This oil painting entitled,
"Dances with Wolves," was done by David Reeves-Payne, who currently lives and
paints in North Devon, England. I like it, both for itself and for the concepts
it symbolizes. As for the music, what you see and what you hear depends entirely upon who you are .... really are .... really are ....
Whatever will be, will be, will be ....
The future is not ours, to see ....
The future is not ours, to see ....
I
always have considered myself to be a generalist -- which is to say, I never
have wanted to be or thought of myself as a specialist at anything. I have a
"smattering" of knowledge in many areas, but a great deal of knowledge at
nothing. Sort of like the old cliché: "Jack
of all trades, master of none." That is one point.
Incidentally,
the "Jack of all trades" idiom evidently originated in a 1592 booklet in which
the writer, Robert Greene, referred to none other than William Shakespeare in
that manner. Shakespeare was a struggling actor in the process of becoming a
struggling playwright. It is said to be
the first known written mention of the bard.
Back
on track: Another point is that the older I grow, the more I realize the
vastness of my ignorance about the world in which I live and the absolute
impossibility to know the future or even to anticipate it in a logical manner.
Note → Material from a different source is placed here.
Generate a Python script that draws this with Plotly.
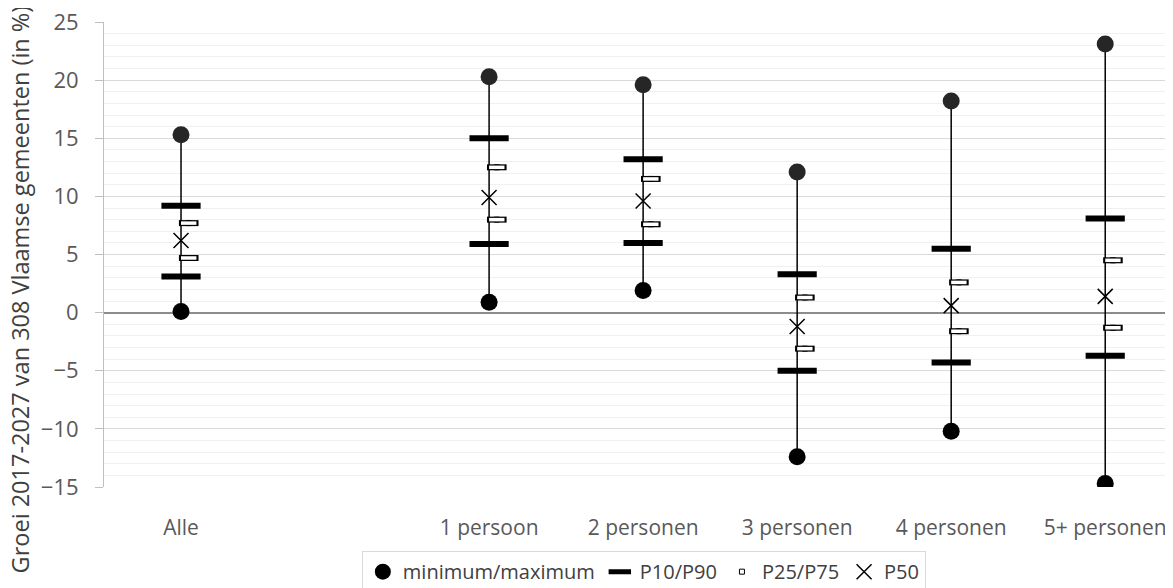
import plotly.graph_objects as go

categories = ["Alle", "", "1 persoon", "2 personen", "3 personen", "4 personen", "5+ personen"]
maximum = [15.3, None, 20.3, 19.6, 12.1, 18.2, 23.1]
p90 = [9.2, None, 15.0, 13.2, 3.3, 5.5, 8.1]
p75 = [7.7, None, 12.5, 11.5, 1.3, 2.6, 4.5]
p50 = [6.2, None, 9.9, 9.6, -1.2, 0.6, 1.4]
p25 = [4.7, None, 8.0, 7.6, -3.1, -1.6, -1.3]
p10 = [3.1, None, 5.9, 6.0, -5.0, -4.3, -3.7]
minimum = [0.1, None, 0.9, 1.9, -12.4, -10.2, -14.7]

xs = list(range(len(categories)))
box_offset = 0.05

fig = go.Figure()

# high-low lines
lx, ly = [], []
for i, (lo, hi) in enumerate(zip(minimum, maximum)):
    if lo is None:
        continue
    lx += [i, i, None]
    ly += [lo, hi, None]
fig.add_trace(go.Scatter(x=lx, y=ly, mode="lines", line=dict(color="black", width=1.5),
                         showlegend=False, hoverinfo="skip"))

fig.add_trace(go.Scatter(x=xs, y=minimum, mode="markers", name="minimum/maximum",
                         legendgroup="mm",
                         marker=dict(symbol="circle", size=17, color="black")))
fig.add_trace(go.Scatter(x=xs, y=maximum, mode="markers", name="minimum/maximum",
                         legendgroup="mm", showlegend=False,
                         marker=dict(symbol="circle", size=17, color="#262626")))

fig.add_trace(go.Scatter(x=xs + xs, y=p10 + p90, mode="markers", name="P10/P90",
                         marker=dict(symbol="line-ew", size=28,
                                     line=dict(color="black", width=6))))

bx = [x + box_offset for x in xs]
# legend entry (small outlined box), hidden under the rectangle marks
fig.add_trace(go.Scatter(x=bx + bx, y=p25 + p75, mode="markers", name="P25/P75",
                         legendgroup="box",
                         marker=dict(symbol="square", size=5, color="white",
                                     line=dict(color="black", width=1))))
fig.add_trace(go.Scatter(x=bx + bx, y=p25 + p75, mode="markers", name="P25/P75",
                         legendgroup="box", showlegend=False,
                         marker=dict(symbol="line-ew", size=14,
                                     line=dict(color="black", width=6))))
fig.add_trace(go.Scatter(x=bx + bx, y=p25 + p75, mode="markers", name="P25/P75",
                         legendgroup="box", showlegend=False,
                         marker=dict(symbol="line-ew", size=11,
                                     line=dict(color="white", width=3.5))))

fig.add_trace(go.Scatter(x=xs, y=p50, mode="markers", name="P50",
                         marker=dict(symbol="x-thin", size=15,
                                     line=dict(color="black", width=1.5))))

font = "Open Sans, Noto Sans, sans-serif"
fig.update_layout(
    width=1165, height=580,
    margin=dict(l=96, r=0, t=14, b=101, autoexpand=False),
    paper_bgcolor="white", plot_bgcolor="white",
    font=dict(family=font, size=21, color="#595959"),
    showlegend=True,
    legend=dict(orientation="h", x=0.505, xanchor="center", y=-0.138, yanchor="top",
                bordercolor="#d9d9d9", borderwidth=1, font=dict(size=20, color="#404040"),
                itemwidth=30, tracegroupgap=0, traceorder="normal"),
    annotations=[dict(text="Groei 2017-2027 van 308 Vlaamse gemeenten (in %)",
                      xref="paper", yref="paper", x=-0.079, y=0.424, textangle=-90,
                      showarrow=False, font=dict(size=23.5, color="#404040"),
                      xanchor="center", yanchor="middle")],
)
fig.update_xaxes(range=[-0.5, 6.44], tickmode="array", tickvals=xs, ticktext=categories,
                 showgrid=False, zeroline=False, showline=False, ticks="",
                 automargin=False,
                 ticklabelstandoff=26, tickfont=dict(size=21, color="#595959"))
fig.update_yaxes(range=[-15, 25], tickmode="linear", tick0=-15, dtick=5,
                 automargin=False, ticklabeloverflow="allow",
                 showgrid=True, gridcolor="#d9d9d9", gridwidth=1,
                 minor=dict(dtick=1, showgrid=True, gridcolor="#f0f0f0", gridwidth=1),
                 zeroline=True, zerolinecolor="#8c8c8c", zerolinewidth=1.5,
                 showline=True, linecolor="#bfbfbf", linewidth=1,
                 ticks="outside", ticklen=8, tickcolor="#bfbfbf",
                 ticklabelstandoff=12, tickfont=dict(size=22, color="#595959"))

fig.write_html("out.html")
Random chance and mentally unbalanced people play too great a role in the
scenarios of life and living.
Drifting
a bit now: A Seventeenth Century Jesuit priest named Athanasius Kircher is
claimed by some as the last man (or, should I say, the last individual) to know
everything in the spheres magic, arcana and dogma. Kircher had the intellectual
capacity and the organizing genius to prospect a route through knowledge and
its accumulation, to its expression and distribution.
There
are, of course, others in competition for the title of "the last" to know
everything. Thomas Young, a British polymath and physician, who was walking the
Earth for a few decades before and after 1800 also is said to be "the last" who
knew everything.
My
vote for the distinction of "the last" to know everything probably would go to Aristotle
-- the "Old Greek" philosopher and scientist; the student of Plato; the teacher
of Alexander the Great; the writer on a myriad of subjects. Think about it for
a while.
By
the way, when I write "the last to know everything," I am not considering he/she/it
to be someone with a computer-like mind and insatiable memory banks which can
record everything ad infinitum. I am thinking of it as an individual not only
with vast knowledge, but as someone like Kircher who has the ability to know where to look for data and, once
found, how to understand it and to explain it.
Once
again, back on track: I always have said that should time travel suddenly be
available, my curiosity would utilize it to go back in time to witness past
events so I would know with absolute certainty what happened at a given moment
at a given location.
Now,
however, I am beginning to believe I have been wrong in that regard and my
thoughts are shifting forward to the future. I am becoming increasingly
frustrated knowing the future will come and go and I will not be here to
witness it beyond a certain point in time.
Learning
the past is an imprecise study; learning the future is an impossible study.